[Code that draws figures]
===============
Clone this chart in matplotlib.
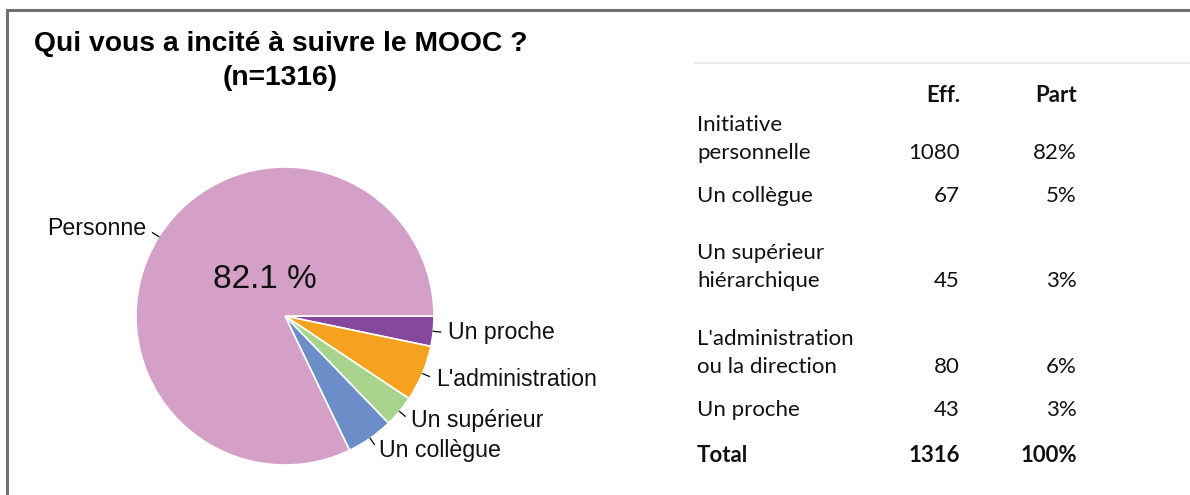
import matplotlib.pyplot as plt
from matplotlib.lines import Line2D
import numpy as np

# pie data (clockwise from 3 o'clock)
pie_labels = ["Un proche", "L'administration", "Un supérieur", "Un collègue", "Personne"]
pie_values = [43, 80, 45, 67, 1080]
pie_colors = ["#84489c", "#f7a21e", "#a8d38c", "#6b8ec8", "#d4a0c8"]
n_total = 1316

# table data
table_rows = ["Initiative\npersonnelle", "Un collègue", "Un supérieur\nhiérarchique",
              "L'administration\nou la direction", "Un proche"]
table_eff = [1080, 67, 45, 80, 43]

W, H = 1190, 495
fig = plt.figure(figsize=(W / 100, H / 100), dpi=100)
fig.patch.set_facecolor("white")

def fx(px):
    return px / W

def fy(py):
    return 1 - py / H

# frame lines (left + top)
fig.add_artist(Line2D([fx(7), fx(7)], [fy(10), 0], color="#707070", lw=2.2))
fig.add_artist(Line2D([fx(7), 1], [fy(10), fy(10)], color="#707070", lw=2.2))

# title
fig.text(fx(281), fy(44), "Qui vous a incité à suivre le MOOC ?", ha="center", va="center",
         fontsize=20.3, fontweight="bold", family="Liberation Sans")
fig.text(fx(280), fy(78), "(n=%d)" % n_total, ha="center", va="center",
         fontsize=20.3, fontweight="bold", family="Liberation Sans")

# pie axes, 1 unit = R px
R = 149.0
cx, cy = 285, 316
left, right, top, bottom = 20, 640, 110, 490
ax = fig.add_axes([fx(left), fy(bottom), (right - left) / W, (bottom - top) / H])
wedges, _ = ax.pie(pie_values, colors=pie_colors, startangle=0, counterclock=False,
                   wedgeprops=dict(edgecolor="white", linewidth=1.2))
ax.set_aspect("auto")
ax.set_xlim(-(cx - left) / R, (right - cx) / R)
ax.set_ylim(-(bottom - cy) / R, (cy - top) / R)
ax.axis("off")

for w, lab in zip(wedges, pie_labels):
    a = np.deg2rad((w.theta1 + w.theta2) / 2)
    c, s = np.cos(a), np.sin(a)
    ax.plot([c * 1.0, c * 1.05], [s * 1.0, s * 1.05], color="black", lw=0.9)
    ax.text(c * 1.1, s * 1.1, lab, ha="left" if c > 0 else "right", va="center",
            fontsize=16.7, family="Liberation Sans", color="#111111")

ax.text(-0.135, 0.245, "%.1f %%" % (100 * pie_values[-1] / n_total), ha="center", va="center",
        fontsize=24, family="Liberation Sans", color="#111111")

# table
fig.add_artist(Line2D([fx(695), 1], [fy(63), fy(63)], color="#e6e6e6", lw=1.2))
tfont = dict(family="Lato", fontsize=16, color="#111111")
x_lab, x_eff, x_part = 697, 960, 1077
fig.text(fx(x_eff), fy(95), "Eff.", ha="right", va="center", fontweight="bold", **tfont)
fig.text(fx(x_part), fy(95), "Part", ha="right", va="center", fontweight="bold", **tfont)

row_y = [153, 196, 281, 367, 410]
line_h = 28
for lab, v, y in zip(table_rows, table_eff, row_y):
    lines = lab.split("\n")
    for i, ln in enumerate(lines):
        fig.text(fx(x_lab), fy(y - (len(lines) - 1 - i) * line_h), ln, ha="left", va="center", **tfont)
    fig.text(fx(x_eff), fy(y), str(v), ha="right", va="center", **tfont)
    fig.text(fx(x_part), fy(y), "%d%%" % round(100 * v / n_total), ha="right", va="center", **tfont)

fig.text(fx(x_lab), fy(455), "Total", ha="left", va="center", fontweight="bold", **tfont)
fig.text(fx(x_eff), fy(455), str(n_total), ha="right", va="center", fontweight="bold", **tfont)
fig.text(fx(x_part), fy(455), "100%", ha="right", va="center", fontweight="bold", **tfont)

fig.savefig("out.png", dpi=100)
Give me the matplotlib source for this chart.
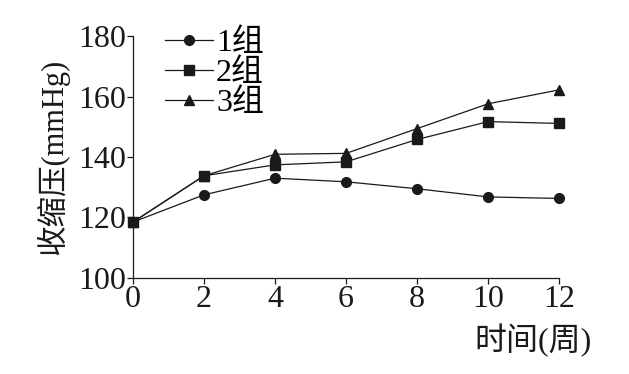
===============
* **What is expected**: Pick out the lines containing the string "chart".

* **Answer for this exercise**:
Clone this chart in matplotlib.
Give me the matplotlib source for this chart.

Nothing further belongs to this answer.